((

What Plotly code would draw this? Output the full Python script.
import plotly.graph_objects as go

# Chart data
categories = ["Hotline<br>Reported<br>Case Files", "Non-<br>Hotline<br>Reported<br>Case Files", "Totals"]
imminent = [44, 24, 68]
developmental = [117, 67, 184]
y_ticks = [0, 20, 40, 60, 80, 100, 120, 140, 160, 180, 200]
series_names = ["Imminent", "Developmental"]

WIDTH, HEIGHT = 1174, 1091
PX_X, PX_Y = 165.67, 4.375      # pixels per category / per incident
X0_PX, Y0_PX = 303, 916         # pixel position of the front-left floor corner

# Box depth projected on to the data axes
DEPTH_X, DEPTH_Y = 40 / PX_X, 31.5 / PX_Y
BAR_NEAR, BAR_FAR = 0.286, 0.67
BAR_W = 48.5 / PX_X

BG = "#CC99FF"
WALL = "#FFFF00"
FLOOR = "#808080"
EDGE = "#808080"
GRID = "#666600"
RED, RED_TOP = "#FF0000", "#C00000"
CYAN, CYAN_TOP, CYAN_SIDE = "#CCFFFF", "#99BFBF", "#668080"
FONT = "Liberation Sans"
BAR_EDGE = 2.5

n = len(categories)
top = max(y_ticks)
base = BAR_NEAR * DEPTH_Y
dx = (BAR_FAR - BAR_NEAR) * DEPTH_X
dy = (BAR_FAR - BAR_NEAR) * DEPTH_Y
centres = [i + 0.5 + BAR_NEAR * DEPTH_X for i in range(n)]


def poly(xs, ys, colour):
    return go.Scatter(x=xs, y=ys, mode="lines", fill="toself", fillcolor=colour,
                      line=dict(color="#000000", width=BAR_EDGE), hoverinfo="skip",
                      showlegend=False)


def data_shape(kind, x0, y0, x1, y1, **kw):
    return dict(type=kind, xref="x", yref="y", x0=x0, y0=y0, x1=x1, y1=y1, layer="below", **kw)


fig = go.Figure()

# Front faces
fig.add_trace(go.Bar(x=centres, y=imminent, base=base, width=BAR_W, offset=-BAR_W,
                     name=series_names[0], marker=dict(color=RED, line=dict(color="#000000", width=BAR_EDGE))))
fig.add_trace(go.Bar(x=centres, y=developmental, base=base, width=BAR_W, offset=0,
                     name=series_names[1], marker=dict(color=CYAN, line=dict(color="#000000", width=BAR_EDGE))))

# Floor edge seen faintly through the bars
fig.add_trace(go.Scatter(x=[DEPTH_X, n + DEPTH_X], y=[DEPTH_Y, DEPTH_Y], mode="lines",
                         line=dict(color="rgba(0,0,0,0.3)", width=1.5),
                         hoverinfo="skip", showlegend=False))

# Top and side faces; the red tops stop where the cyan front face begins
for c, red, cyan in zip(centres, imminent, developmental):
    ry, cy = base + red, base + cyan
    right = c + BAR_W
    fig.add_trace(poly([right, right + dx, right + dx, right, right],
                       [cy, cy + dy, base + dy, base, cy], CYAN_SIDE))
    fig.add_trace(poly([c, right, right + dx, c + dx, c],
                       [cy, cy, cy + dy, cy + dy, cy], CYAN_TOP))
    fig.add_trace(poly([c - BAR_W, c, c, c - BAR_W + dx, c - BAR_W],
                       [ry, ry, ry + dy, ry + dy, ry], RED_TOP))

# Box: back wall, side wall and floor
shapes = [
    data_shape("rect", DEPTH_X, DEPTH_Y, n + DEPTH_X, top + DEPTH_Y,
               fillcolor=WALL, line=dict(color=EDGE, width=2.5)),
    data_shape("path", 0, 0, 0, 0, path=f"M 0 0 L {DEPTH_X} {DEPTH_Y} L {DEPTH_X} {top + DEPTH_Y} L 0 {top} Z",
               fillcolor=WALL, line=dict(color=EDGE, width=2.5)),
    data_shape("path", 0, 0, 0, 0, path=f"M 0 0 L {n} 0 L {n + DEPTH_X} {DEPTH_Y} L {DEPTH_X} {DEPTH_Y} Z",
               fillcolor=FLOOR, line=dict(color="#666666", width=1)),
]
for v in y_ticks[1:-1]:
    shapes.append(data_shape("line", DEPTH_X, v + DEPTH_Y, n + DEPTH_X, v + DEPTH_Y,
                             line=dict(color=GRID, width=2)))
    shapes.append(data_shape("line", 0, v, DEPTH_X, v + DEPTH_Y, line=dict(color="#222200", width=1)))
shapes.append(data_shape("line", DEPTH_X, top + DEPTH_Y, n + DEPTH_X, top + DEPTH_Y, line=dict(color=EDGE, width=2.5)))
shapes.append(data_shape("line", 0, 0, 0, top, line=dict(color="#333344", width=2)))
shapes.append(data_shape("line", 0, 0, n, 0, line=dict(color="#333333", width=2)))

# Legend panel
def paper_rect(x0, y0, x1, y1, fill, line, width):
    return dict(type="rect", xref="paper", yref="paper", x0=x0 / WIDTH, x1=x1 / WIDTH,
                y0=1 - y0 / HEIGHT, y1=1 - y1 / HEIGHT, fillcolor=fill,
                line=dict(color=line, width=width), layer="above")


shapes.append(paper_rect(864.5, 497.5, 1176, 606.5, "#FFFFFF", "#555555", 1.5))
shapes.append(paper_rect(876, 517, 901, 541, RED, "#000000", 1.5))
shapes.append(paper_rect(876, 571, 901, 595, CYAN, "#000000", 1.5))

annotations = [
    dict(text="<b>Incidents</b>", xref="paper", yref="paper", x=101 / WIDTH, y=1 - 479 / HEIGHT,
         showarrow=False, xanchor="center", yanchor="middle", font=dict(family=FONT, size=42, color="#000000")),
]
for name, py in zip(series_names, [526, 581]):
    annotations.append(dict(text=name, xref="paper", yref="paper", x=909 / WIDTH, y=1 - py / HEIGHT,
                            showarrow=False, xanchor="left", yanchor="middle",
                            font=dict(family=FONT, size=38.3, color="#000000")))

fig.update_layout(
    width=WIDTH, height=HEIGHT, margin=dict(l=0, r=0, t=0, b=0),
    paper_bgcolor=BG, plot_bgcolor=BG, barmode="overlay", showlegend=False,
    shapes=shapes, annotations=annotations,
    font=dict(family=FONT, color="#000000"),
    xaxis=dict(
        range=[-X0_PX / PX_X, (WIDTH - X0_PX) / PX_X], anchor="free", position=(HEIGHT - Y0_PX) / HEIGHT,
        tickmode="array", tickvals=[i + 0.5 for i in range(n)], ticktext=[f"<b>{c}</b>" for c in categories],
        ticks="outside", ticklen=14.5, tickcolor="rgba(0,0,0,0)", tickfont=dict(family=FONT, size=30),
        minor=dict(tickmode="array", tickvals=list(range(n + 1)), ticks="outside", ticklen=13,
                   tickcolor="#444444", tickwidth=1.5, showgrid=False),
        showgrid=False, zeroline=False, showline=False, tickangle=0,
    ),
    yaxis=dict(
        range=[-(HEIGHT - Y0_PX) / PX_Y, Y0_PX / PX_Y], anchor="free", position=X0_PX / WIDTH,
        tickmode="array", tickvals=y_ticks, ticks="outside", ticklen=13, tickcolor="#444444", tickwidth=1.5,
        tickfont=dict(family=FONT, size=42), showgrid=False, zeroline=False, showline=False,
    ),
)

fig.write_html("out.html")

))

Write out the listing's lines exactly, from its first line through the line that contains "X0_PX, Y0_PX = 303, 916", and stop there.

## [Result of the task]
What Plotly code would draw this? Output the full Python script.
import plotly.graph_objects as go

# Chart data
categories = ["Hotline<br>Reported<br>Case Files", "Non-<br>Hotline<br>Reported<br>Case Files", "Totals"]
imminent = [44, 24, 68]
developmental = [117, 67, 184]
y_ticks = [0, 20, 40, 60, 80, 100, 120, 140, 160, 180, 200]
series_names = ["Imminent", "Developmental"]

WIDTH, HEIGHT = 1174, 1091
PX_X, PX_Y = 165.67, 4.375      # pixels per category / per incident
X0_PX, Y0_PX = 303, 916         # pixel position of the front-left floor corner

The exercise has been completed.